[Material shown start]

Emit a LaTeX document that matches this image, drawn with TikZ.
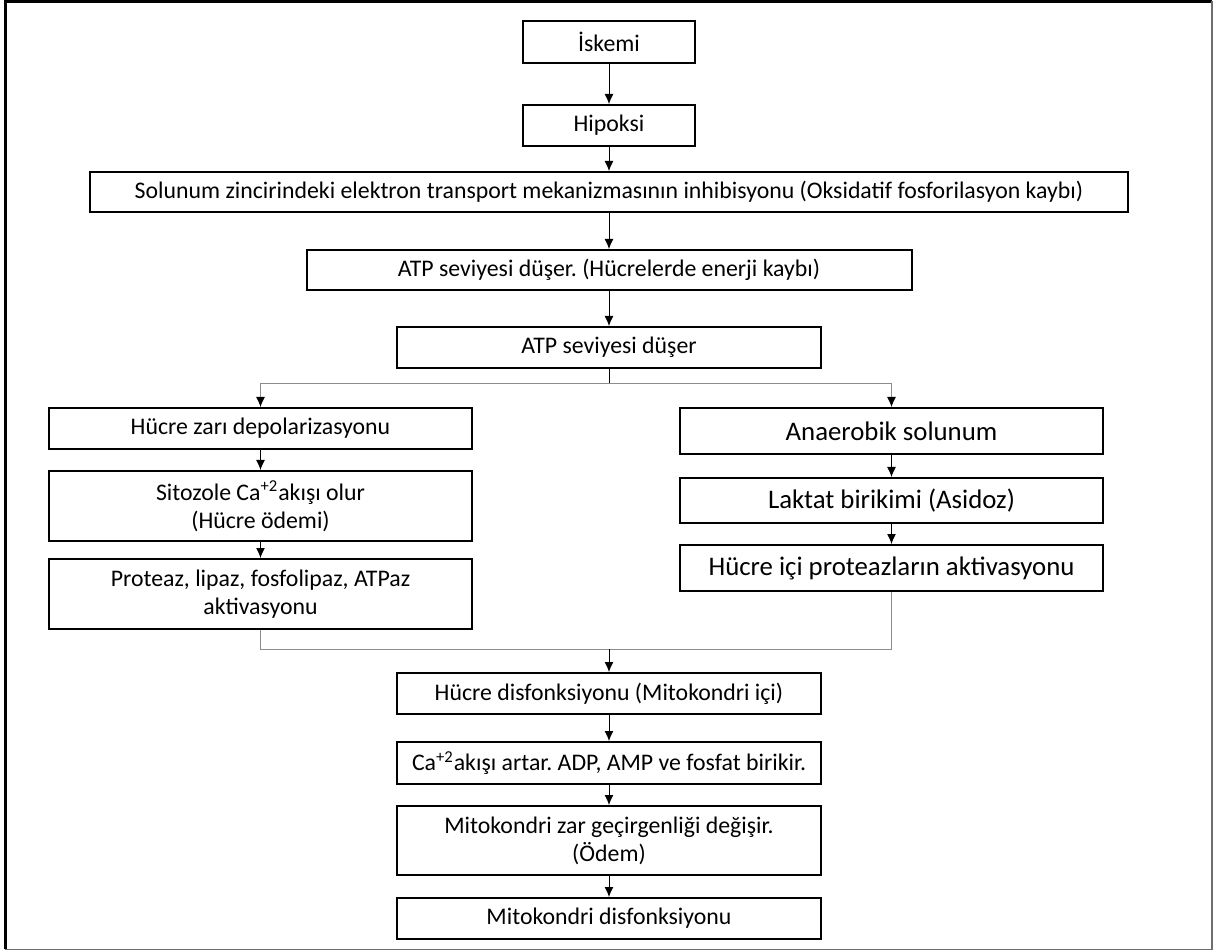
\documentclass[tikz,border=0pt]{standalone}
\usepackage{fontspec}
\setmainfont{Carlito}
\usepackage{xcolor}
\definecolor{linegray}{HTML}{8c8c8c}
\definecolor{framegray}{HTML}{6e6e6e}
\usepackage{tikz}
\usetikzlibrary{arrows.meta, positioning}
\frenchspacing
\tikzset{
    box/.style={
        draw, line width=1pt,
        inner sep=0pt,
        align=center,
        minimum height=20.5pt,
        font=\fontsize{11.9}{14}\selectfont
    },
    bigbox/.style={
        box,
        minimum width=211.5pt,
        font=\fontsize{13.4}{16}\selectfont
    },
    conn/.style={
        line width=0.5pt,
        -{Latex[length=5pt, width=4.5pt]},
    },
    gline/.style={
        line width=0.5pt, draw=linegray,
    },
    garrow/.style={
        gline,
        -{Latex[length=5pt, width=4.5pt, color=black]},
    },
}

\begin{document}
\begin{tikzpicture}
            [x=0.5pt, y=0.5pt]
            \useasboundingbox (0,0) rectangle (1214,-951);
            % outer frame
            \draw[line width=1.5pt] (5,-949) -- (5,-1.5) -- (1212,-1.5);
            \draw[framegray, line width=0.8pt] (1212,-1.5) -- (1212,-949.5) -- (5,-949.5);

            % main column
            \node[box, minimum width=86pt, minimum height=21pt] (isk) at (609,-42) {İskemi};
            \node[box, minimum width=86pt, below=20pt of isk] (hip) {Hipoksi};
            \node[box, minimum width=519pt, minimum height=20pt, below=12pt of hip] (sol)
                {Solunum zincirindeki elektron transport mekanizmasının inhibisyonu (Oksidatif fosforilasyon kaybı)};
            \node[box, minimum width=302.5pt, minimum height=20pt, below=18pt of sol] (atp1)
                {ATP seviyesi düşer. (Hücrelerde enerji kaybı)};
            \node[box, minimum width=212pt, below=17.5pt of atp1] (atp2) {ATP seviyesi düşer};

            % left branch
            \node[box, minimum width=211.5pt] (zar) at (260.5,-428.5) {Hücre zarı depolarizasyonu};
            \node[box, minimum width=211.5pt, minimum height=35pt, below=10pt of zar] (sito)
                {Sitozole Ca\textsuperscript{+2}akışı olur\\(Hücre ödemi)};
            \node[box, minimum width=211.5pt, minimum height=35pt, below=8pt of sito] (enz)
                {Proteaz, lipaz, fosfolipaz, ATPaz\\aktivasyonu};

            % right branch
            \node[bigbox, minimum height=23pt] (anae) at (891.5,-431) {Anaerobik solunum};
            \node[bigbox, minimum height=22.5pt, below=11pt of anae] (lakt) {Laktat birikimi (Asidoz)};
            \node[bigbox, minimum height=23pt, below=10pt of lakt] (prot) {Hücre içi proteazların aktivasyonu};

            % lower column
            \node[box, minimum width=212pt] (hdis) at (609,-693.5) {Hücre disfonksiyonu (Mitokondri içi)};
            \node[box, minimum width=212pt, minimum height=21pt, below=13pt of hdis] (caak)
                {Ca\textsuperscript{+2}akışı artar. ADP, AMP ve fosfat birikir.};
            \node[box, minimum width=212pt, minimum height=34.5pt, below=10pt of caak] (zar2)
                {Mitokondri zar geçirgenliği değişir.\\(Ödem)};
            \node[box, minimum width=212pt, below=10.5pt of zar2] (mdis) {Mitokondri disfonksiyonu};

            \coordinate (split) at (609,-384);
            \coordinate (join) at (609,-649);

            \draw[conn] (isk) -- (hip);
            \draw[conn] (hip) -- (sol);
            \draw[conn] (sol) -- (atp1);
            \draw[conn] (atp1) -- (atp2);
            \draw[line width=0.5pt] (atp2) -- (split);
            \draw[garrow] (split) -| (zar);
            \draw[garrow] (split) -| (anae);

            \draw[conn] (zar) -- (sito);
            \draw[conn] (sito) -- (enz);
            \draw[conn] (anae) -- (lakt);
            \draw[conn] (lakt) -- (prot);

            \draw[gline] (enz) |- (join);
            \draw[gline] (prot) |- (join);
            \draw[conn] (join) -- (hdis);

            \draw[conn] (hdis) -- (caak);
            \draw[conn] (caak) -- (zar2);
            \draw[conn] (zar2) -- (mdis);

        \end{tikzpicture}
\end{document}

[Material shown end]
[Material shown start]

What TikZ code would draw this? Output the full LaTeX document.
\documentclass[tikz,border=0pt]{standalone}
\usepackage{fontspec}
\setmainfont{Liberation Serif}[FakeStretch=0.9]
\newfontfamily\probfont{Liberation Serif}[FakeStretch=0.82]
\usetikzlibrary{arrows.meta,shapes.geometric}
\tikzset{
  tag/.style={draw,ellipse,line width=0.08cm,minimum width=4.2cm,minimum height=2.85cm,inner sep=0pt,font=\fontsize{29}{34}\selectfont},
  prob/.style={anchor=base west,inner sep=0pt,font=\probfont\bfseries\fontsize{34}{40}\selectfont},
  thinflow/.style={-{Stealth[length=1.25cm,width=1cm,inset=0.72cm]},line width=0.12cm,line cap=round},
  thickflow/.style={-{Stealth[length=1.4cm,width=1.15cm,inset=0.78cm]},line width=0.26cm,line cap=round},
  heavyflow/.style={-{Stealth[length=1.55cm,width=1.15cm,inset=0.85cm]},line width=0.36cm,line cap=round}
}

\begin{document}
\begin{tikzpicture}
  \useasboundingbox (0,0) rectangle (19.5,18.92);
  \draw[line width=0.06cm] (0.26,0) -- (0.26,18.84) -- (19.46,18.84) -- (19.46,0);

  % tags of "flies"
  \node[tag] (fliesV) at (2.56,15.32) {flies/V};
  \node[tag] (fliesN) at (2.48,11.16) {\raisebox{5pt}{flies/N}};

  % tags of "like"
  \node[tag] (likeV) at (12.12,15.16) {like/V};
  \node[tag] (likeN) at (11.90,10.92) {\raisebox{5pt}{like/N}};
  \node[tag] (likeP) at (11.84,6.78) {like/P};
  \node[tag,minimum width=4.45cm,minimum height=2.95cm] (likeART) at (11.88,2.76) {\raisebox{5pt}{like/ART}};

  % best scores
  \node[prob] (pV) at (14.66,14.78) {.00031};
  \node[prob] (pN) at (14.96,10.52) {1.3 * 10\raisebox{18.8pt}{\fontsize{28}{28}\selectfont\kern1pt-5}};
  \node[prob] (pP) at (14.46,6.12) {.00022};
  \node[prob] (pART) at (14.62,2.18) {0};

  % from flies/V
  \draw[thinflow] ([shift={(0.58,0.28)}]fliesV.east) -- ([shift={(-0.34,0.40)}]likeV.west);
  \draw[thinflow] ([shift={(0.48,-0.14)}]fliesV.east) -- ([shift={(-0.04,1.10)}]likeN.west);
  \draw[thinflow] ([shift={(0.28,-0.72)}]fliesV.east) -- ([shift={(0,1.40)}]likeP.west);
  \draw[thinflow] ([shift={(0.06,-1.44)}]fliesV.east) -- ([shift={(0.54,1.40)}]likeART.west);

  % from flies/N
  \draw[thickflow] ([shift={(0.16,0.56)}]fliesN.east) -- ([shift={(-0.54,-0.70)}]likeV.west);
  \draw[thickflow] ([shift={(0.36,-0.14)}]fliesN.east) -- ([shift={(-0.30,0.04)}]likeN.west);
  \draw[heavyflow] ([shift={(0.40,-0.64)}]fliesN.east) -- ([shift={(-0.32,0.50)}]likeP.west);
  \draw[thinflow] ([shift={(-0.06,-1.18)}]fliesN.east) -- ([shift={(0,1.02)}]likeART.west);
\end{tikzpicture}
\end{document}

[Material shown end]
[Material shown start]

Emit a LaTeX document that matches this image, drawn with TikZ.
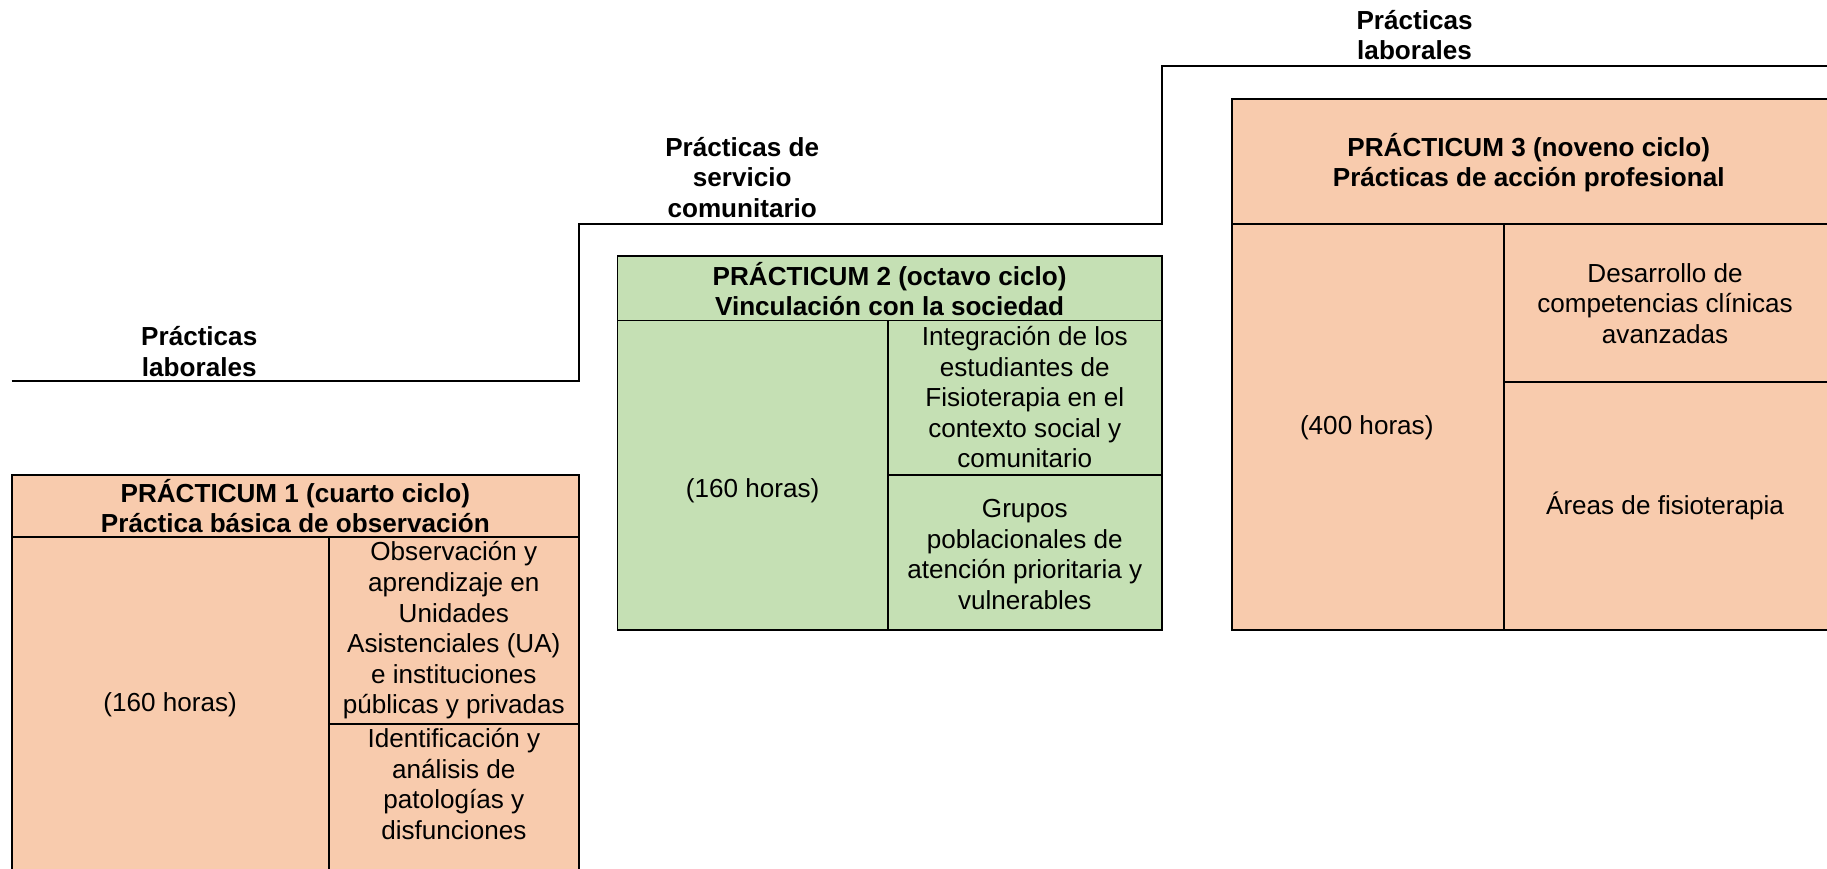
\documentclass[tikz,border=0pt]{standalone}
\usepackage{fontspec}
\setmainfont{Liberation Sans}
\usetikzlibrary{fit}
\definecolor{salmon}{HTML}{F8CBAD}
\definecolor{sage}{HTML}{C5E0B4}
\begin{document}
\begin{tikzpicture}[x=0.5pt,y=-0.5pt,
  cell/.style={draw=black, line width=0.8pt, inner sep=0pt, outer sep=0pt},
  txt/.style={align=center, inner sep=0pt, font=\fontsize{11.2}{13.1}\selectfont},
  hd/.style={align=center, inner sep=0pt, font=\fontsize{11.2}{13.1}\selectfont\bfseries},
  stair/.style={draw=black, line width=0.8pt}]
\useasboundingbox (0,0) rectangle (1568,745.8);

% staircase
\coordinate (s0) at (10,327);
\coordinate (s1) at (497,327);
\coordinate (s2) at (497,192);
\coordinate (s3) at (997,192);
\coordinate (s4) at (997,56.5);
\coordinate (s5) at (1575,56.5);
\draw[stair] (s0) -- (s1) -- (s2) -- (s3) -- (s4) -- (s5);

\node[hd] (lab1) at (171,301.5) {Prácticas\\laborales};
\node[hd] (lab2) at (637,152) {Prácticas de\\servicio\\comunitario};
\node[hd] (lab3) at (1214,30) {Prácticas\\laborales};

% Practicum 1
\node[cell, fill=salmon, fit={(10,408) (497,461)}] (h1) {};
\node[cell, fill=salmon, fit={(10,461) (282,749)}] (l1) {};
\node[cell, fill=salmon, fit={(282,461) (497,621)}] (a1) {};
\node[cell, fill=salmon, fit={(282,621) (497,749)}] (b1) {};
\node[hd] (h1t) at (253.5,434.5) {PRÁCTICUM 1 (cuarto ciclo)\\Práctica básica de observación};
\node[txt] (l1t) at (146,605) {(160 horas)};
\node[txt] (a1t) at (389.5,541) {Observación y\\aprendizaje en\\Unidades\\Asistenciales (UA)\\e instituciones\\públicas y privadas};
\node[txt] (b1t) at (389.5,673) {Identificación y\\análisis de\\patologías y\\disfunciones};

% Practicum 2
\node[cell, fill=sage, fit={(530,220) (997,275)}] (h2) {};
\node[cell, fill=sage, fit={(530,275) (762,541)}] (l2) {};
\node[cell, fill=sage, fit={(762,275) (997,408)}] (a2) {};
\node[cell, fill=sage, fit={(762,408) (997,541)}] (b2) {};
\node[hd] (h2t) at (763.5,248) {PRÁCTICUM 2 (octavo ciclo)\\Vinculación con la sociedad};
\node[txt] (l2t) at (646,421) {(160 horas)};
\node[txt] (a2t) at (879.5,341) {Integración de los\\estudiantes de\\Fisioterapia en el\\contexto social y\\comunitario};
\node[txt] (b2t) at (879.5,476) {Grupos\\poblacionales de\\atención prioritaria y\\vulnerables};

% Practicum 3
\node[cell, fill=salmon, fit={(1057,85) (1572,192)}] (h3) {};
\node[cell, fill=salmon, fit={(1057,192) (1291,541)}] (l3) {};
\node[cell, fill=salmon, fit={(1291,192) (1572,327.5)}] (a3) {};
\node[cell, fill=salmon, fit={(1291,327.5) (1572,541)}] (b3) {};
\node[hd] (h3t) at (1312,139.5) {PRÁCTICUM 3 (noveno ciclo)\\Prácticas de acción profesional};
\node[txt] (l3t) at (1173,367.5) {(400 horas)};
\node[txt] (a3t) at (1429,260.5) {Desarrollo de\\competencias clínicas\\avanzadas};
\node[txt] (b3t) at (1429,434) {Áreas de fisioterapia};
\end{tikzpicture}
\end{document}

[Material shown end]

## Given task
Starting at the line that contains "What TikZ code" and stopping at the line that contains "(fliesN) at (2.48,11.16)", transcribe the lines exactly; both boundary lines are to be included.

## Answer to the exercise
What TikZ code would draw this? Output the full LaTeX document.
\documentclass[tikz,border=0pt]{standalone}
\usepackage{fontspec}
\setmainfont{Liberation Serif}[FakeStretch=0.9]
\newfontfamily\probfont{Liberation Serif}[FakeStretch=0.82]
\usetikzlibrary{arrows.meta,shapes.geometric}
\tikzset{
  tag/.style={draw,ellipse,line width=0.08cm,minimum width=4.2cm,minimum height=2.85cm,inner sep=0pt,font=\fontsize{29}{34}\selectfont},
  prob/.style={anchor=base west,inner sep=0pt,font=\probfont\bfseries\fontsize{34}{40}\selectfont},
  thinflow/.style={-{Stealth[length=1.25cm,width=1cm,inset=0.72cm]},line width=0.12cm,line cap=round},
  thickflow/.style={-{Stealth[length=1.4cm,width=1.15cm,inset=0.78cm]},line width=0.26cm,line cap=round},
  heavyflow/.style={-{Stealth[length=1.55cm,width=1.15cm,inset=0.85cm]},line width=0.36cm,line cap=round}
}

\begin{document}
\begin{tikzpicture}
  \useasboundingbox (0,0) rectangle (19.5,18.92);
  \draw[line width=0.06cm] (0.26,0) -- (0.26,18.84) -- (19.46,18.84) -- (19.46,0);

  % tags of "flies"
  \node[tag] (fliesV) at (2.56,15.32) {flies/V};
  \node[tag] (fliesN) at (2.48,11.16) {\raisebox{5pt}{flies/N}};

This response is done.